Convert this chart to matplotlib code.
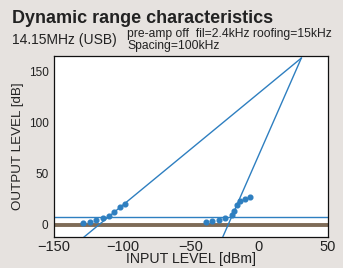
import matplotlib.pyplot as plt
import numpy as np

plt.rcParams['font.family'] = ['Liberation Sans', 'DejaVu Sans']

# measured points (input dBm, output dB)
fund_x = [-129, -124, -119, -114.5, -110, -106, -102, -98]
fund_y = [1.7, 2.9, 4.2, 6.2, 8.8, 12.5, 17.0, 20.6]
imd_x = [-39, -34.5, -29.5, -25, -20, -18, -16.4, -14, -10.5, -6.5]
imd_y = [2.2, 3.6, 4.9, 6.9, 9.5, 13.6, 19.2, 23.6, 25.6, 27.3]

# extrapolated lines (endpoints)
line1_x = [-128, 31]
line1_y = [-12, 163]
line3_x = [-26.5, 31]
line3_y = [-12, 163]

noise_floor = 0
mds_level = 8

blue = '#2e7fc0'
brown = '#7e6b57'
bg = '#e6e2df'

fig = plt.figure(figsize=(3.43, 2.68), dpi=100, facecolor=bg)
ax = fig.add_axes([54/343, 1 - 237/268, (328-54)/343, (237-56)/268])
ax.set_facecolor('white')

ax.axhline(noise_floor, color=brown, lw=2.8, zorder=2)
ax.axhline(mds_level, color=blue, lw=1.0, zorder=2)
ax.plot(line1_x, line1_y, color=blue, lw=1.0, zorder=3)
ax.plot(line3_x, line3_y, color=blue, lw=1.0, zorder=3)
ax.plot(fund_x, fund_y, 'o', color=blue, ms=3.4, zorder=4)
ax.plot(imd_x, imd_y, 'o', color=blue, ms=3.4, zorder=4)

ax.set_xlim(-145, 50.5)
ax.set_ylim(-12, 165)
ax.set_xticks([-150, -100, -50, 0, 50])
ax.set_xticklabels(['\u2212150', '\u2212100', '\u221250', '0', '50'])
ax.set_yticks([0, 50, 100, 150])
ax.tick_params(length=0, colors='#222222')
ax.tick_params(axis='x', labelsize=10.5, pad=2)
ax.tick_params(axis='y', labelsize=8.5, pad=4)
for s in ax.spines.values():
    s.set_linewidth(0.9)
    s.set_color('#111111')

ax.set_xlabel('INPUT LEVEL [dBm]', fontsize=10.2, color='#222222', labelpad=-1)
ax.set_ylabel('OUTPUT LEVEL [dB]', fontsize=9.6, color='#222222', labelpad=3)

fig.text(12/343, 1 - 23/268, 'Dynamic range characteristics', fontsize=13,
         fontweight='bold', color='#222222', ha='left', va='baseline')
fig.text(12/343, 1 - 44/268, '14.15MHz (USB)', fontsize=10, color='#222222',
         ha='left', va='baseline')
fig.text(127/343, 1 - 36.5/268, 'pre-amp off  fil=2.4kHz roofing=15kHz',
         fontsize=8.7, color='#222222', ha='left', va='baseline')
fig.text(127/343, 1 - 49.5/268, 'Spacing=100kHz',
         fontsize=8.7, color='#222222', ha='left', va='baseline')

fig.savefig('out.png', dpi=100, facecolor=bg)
_ _ _ _ _ _ _
**What to do**
From the top of the listing above, repeat each line exactly until you reach the line containing "bg = '#e6e2df'", and repeat that one too. Leave the pictures out.

**Exercise output**
Convert this chart to matplotlib code.
import matplotlib.pyplot as plt
import numpy as np

plt.rcParams['font.family'] = ['Liberation Sans', 'DejaVu Sans']

# measured points (input dBm, output dB)
fund_x = [-129, -124, -119, -114.5, -110, -106, -102, -98]
fund_y = [1.7, 2.9, 4.2, 6.2, 8.8, 12.5, 17.0, 20.6]
imd_x = [-39, -34.5, -29.5, -25, -20, -18, -16.4, -14, -10.5, -6.5]
imd_y = [2.2, 3.6, 4.9, 6.9, 9.5, 13.6, 19.2, 23.6, 25.6, 27.3]

# extrapolated lines (endpoints)
line1_x = [-128, 31]
line1_y = [-12, 163]
line3_x = [-26.5, 31]
line3_y = [-12, 163]

noise_floor = 0
mds_level = 8

blue = '#2e7fc0'
brown = '#7e6b57'
bg = '#e6e2df'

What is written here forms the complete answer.